As the demand for travel to distant destinations has increased, the need for faster and more efficient supersonic aircraft has grown. This need is no longer limited to military applications, as demand for improved civilian supersonic transports has greatly increased. Although past generation supersonic aircraft have been operating for decades, they have always been limited in their efficiency. The efficiency of supersonic aircraft affects their range and operating costs. One approach to increasing efficiency has been to improve the engine operation. This has been achieved in part by using air inlets which are designed to be adjusted in flight to control the airflow and optimize engine performance. Although this approach has resulted in increased operating efficiency, it has come at the cost of increased occurrences of inlet "unstarts" and engine compressor stalls, which risk passenger safety and reduce efficiency and engine output.
When the shock wave is maintained at the throat of the inlet, the inlet is defined as being "started". When the shock is not positioned at the throat, the inlet is "unstarted". During an unstart condition there is a greater loss of pressure over the shock wave, which dramatically lowers the efficiency of the inlet. An unstart may cause excess air to spill out from the front of the inlet and produce significant drag. Further, the change in airflow and pressures can cause the engine's compressor to stall, which greatly reduces the engine's power output. Those aboard a supersonic aircraft which experiences an unstart, experience a sudden jolt as the aircraft lurches backwards when the engine thrust abruptly drops. While such a jolt may be acceptable in military applications, it is definitely unacceptable for civilian transports.
To try to solve this unstart problem, various devices have been developed which attempt to limit the occurrence of unstarts. One approach has been to maintain the location of the shock wave by using a series of sensors placed longitudinally along the inlet to measure pressures within the inlet. These pressure measurements are then compared to a fixed set of pressures, which are indicative of proper placement of the shock wave in the inlet throat. In the event the shock wave is improperly positioned a control system takes corrective action by moving a bypass baffle to a more open or closed position, to move the shock wave forward or aft in the inlet.

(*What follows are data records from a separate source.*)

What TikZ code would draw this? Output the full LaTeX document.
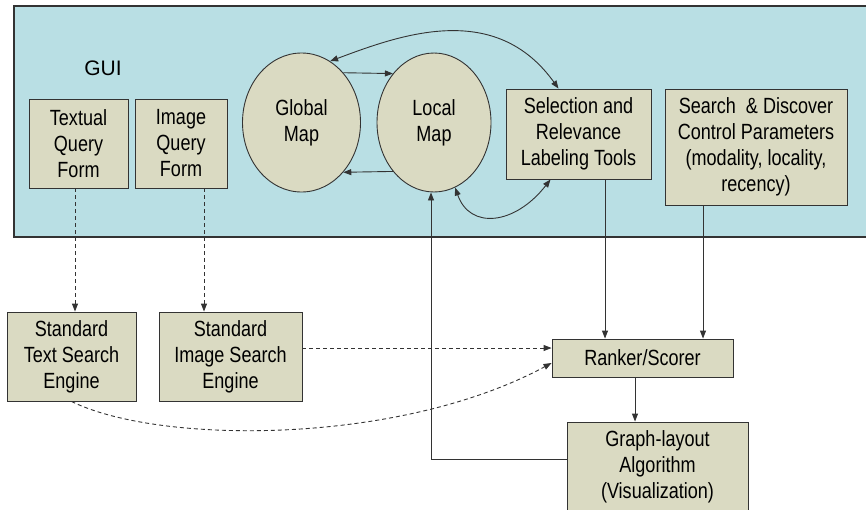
\documentclass[tikz,border=0pt]{standalone}
\usepackage{fontspec}
\setmainfont{Liberation Sans}[FakeStretch=0.82]
\newfontfamily\guifont{Liberation Sans}
\usetikzlibrary{arrows.meta,shapes.geometric}
\definecolor{panel}{HTML}{B9DFE4}
\definecolor{boxfill}{HTML}{DADAC2}
\definecolor{edge}{HTML}{333333}
\tikzset{
  box/.style={draw=edge, line width=0.9pt, fill=boxfill, rectangle, inner sep=0pt, align=center,
    font=\fontsize{22}{26}\selectfont},
  oval/.style={draw=edge, line width=0.9pt, fill=boxfill, ellipse, inner sep=0pt, align=center,
    minimum width=118pt, minimum height=139pt, font=\fontsize{22}{26}\selectfont},
  conn/.style={draw=edge, line width=0.9pt, -{Triangle[length=8pt,width=6pt]}},
  biconn/.style={draw=edge, line width=0.9pt, {Triangle[length=8pt,width=6pt]}-{Triangle[length=8pt,width=6pt]}},
  dconn/.style={conn, dash pattern=on 4pt off 3pt},
}
\begin{document}
\begin{tikzpicture}[x=1pt,y=-1pt]
\useasboundingbox (0,0) rectangle (866,509);
\clip (0,0) rectangle (866,509);
% GUI panel
\path[fill=panel, draw=edge, line width=1.2pt] (14,6) rectangle (880,237);
\node[font=\guifont\fontsize{21}{24}\selectfont] (gui) at (103,68) {GUI};
% nodes
\node[box, minimum width=99pt, minimum height=89pt] (tq) at (78.5,143.5) {Textual\\Query\\Form};
\node[box, minimum width=92pt, minimum height=89pt] (iq) at (181,143.5) {Image\\Query\\Form};
\node[oval] (gm) at (301.5,122.5) {Global\\Map};
\node[oval, minimum width=114pt] (lm) at (434,122.5) {Local\\Map};
\node[box, minimum width=145pt, minimum height=90pt] (sel) at (578.5,134) {Selection and\\Relevance\\Labeling Tools};
\node[box, minimum width=182pt, minimum height=116pt] (sd) at (756,147) {Search\ \ \& Discover\\Control Parameters\\(modality, locality,\\recency)};
\node[box, minimum width=129pt, minimum height=89pt] (te) at (71.5,356.5) {Standard\\Text Search\\Engine};
\node[box, minimum width=143pt, minimum height=89pt] (ie) at (230.5,356.5) {Standard\\Image Search\\Engine};
\node[box, minimum width=181pt, minimum height=38pt] (rk) at (642.5,358) {Ranker/Scorer};
\node[box, minimum width=181pt, minimum height=90pt] (gl) at (657.5,467) {Graph-layout\\Algorithm\\(Visualization)};
% connectors inside GUI
\draw[conn] (gm.50) -- (lm.130);
\draw[conn] (lm.-130) -- (gm.-50);
\draw[biconn] (gm.65) .. controls (400,35) and (495,0) .. ([xshift=-20pt]sel.north);
\draw[biconn] (lm.-72) .. controls (470,230) and (515,225) .. ([xshift=-28pt]sel.south);
% dashed from query forms
\draw[dconn] ([xshift=-3.5pt]tq.south) -- ([xshift=-3.5pt]tq.south |- te.north);
\draw[dconn] ([xshift=23pt]iq.south) -- ([xshift=23pt]iq.south |- ie.north);
% to ranker
\draw[conn] ([xshift=26.5pt]sel.south) -- ([xshift=26.5pt]sel.south |- rk.north);
\draw[conn] ([xshift=-53pt]sd.south) -- ([xshift=-53pt]sd.south |- rk.north);
\draw[dconn] ([yshift=8.5pt]ie.east) -- ([yshift=8.5pt]ie.east -| rk.west);
\draw[dconn] (te.south) .. controls (160,445) and (400,445) .. ([yshift=-5pt]rk.west);
\draw[conn] ([xshift=-7.5pt]rk.south) -- ([xshift=-7.5pt]rk.south |- gl.north);
% feedback to local map
\draw[conn] ([yshift=8pt]gl.west) -| ([xshift=-3pt]lm.south);
\end{tikzpicture}
\end{document}
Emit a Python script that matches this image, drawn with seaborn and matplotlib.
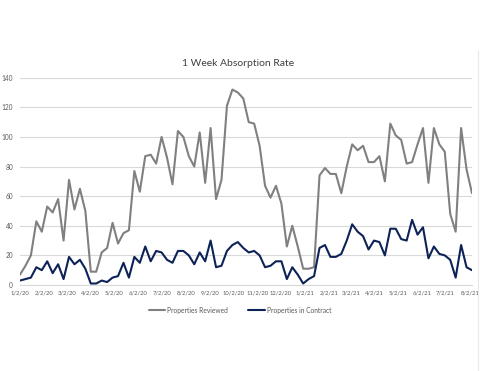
import matplotlib
matplotlib.use("Agg")
import matplotlib.pyplot as plt
from matplotlib.lines import Line2D
import seaborn as sns
import pandas as pd

start_date = "2020-01-02"
n_weeks = 84

properties_reviewed = [
    7, 13, 20, 43, 36, 53, 49, 58, 30, 71, 51, 65, 50, 9, 9, 22, 25, 42, 28, 35,
    37, 77, 63, 87, 88, 82, 100, 86, 68, 104, 100, 87, 80, 103, 69, 106, 58, 71, 121, 132,
    130, 126, 110, 109, 94, 67, 59, 67, 55, 26, 40, 26, 11, 11, 12, 74, 79, 75, 75, 62,
    80, 95, 91, 94, 83, 83, 87, 70, 109, 101, 98, 82, 83, 95, 106, 69, 106, 95, 90, 48,
    36, 106, 78, 62,
]
properties_in_contract = [
    3, 4, 5, 12, 10, 16, 8, 14, 4, 19, 14, 17, 11, 1, 1, 3, 2, 5, 6, 15,
    5, 19, 15, 26, 16, 23, 22, 17, 15, 23, 23, 20, 14, 22, 16, 30, 12, 13, 23, 27,
    29, 25, 22, 23, 20, 12, 13, 16, 16, 4, 12, 7, 1, 4, 6, 25, 27, 19, 19, 21,
    30, 41, 36, 33, 24, 30, 29, 20, 38, 38, 31, 30, 44, 34, 39, 18, 26, 21, 20, 17,
    5, 27, 12, 10,
]
series_names = ["Properties Reviewed", "Properties in Contract"]
series_colors = ["#808080", "#0d2257"]
title = "1 Week Absorption Rate"
y_ticks = [0, 20, 40, 60, 80, 100, 120, 140]

dates = pd.date_range(start_date, periods=n_weeks, freq="7D")
df = pd.concat([
    pd.DataFrame({"date": dates, "value": properties_reviewed, "series": series_names[0]}),
    pd.DataFrame({"date": dates, "value": properties_in_contract, "series": series_names[1]}),
])

sns.set_theme(style="white")
plt.rcParams["font.family"] = ["Lato", "DejaVu Sans"]

fig = plt.figure(figsize=(4.8, 3.71), dpi=100)
ax = fig.add_axes([20 / 480, 1 - 285 / 371, 452 / 480, (285 - 77.7) / 371])

sns.lineplot(data=df, x="date", y="value", hue="series",
             palette=dict(zip(series_names, series_colors)),
             linewidth=1.5, ax=ax, legend=False)

ax.set_ylim(0, 140)
ax.set_yticks(y_ticks)
ax.set_xlim(dates[0], dates[-1])
tick_dates = pd.date_range("2020-01-01", "2021-08-01", freq="MS") + pd.Timedelta(days=1)
ax.set_xticks(tick_dates)
ax.set_xticklabels([f"{d.month}/{d.day}/{d.strftime('%y')}" for d in tick_dates])
ax.grid(axis="y", color="#d9d9d9", linewidth=0.8)
ax.set_axisbelow(True)
for s in ["top", "right", "left"]:
    ax.spines[s].set_visible(False)
ax.spines["bottom"].set_color("#d9d9d9")
ax.spines["bottom"].set_linewidth(0.8)
ax.tick_params(axis="both", length=0, colors="#595959")
ax.tick_params(axis="y", pad=5, labelsize=4.7)
ax.tick_params(axis="x", pad=4, labelsize=4.2)
ax.set_xlabel("")
ax.set_ylabel("")

fig.text(238 / 480, 1 - 63 / 371, title, ha="center", va="center",
         fontsize=7.5, color="#404040")

handles = [Line2D([0], [0], color=c, linewidth=1.5) for c in series_colors]
fig.legend(handles, series_names, loc="center", bbox_to_anchor=(0.5, 1 - 310 / 371),
           ncol=2, frameon=False, fontsize=4.8, handlelength=2.5, handletextpad=0.3,
           columnspacing=3, labelcolor="#595959")

fig.add_artist(Line2D([478 / 480, 478 / 480], [0.0, 1 - 50 / 371],
                      color="#e8e8e8", linewidth=0.8, transform=fig.transFigure))

fig.savefig("out.png", dpi=100, facecolor="white")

Since these prior devices sampled the airflow at the inlet, and since they required time to react to changes in the airflow, a built-in lag unfortunately exists. This lag allows relatively sudden changes in the airflow to cause unstarts. Increasing the response speed of the control system has been attempted to reduce unstarts. However as the response speed is increased the control system becomes subject to unacceptable stability problems. Attempts have also been made to use trends of airflow conditions to predict changes to the conditions, so that the control system begins to "react" before the need for it is certain. However, these predictions have not been sufficiently reliable to adequately anticipate future temperature changes. Another approach to the lag problem has been to add an attitude anticipator system to the control system. The attitude anticipator measures the rate of change of attitude and adjusts the inlet geometry and bypass baffle positioning to avoid unstarts. However, this system was limited to changes in attitude of the aircraft, and as such could not anticipate changes in the airflow itself.
Therefore, a need exists for a device which is able to accurately anticipate changes in airflow conditions so as to avoid unstarts in supersonic aircraft engines. The device must be able to sense changes in the airflow conditions prior to arrival of the changes at the inlet, to allow the control system to reposition the bypass baffle in a timely manner.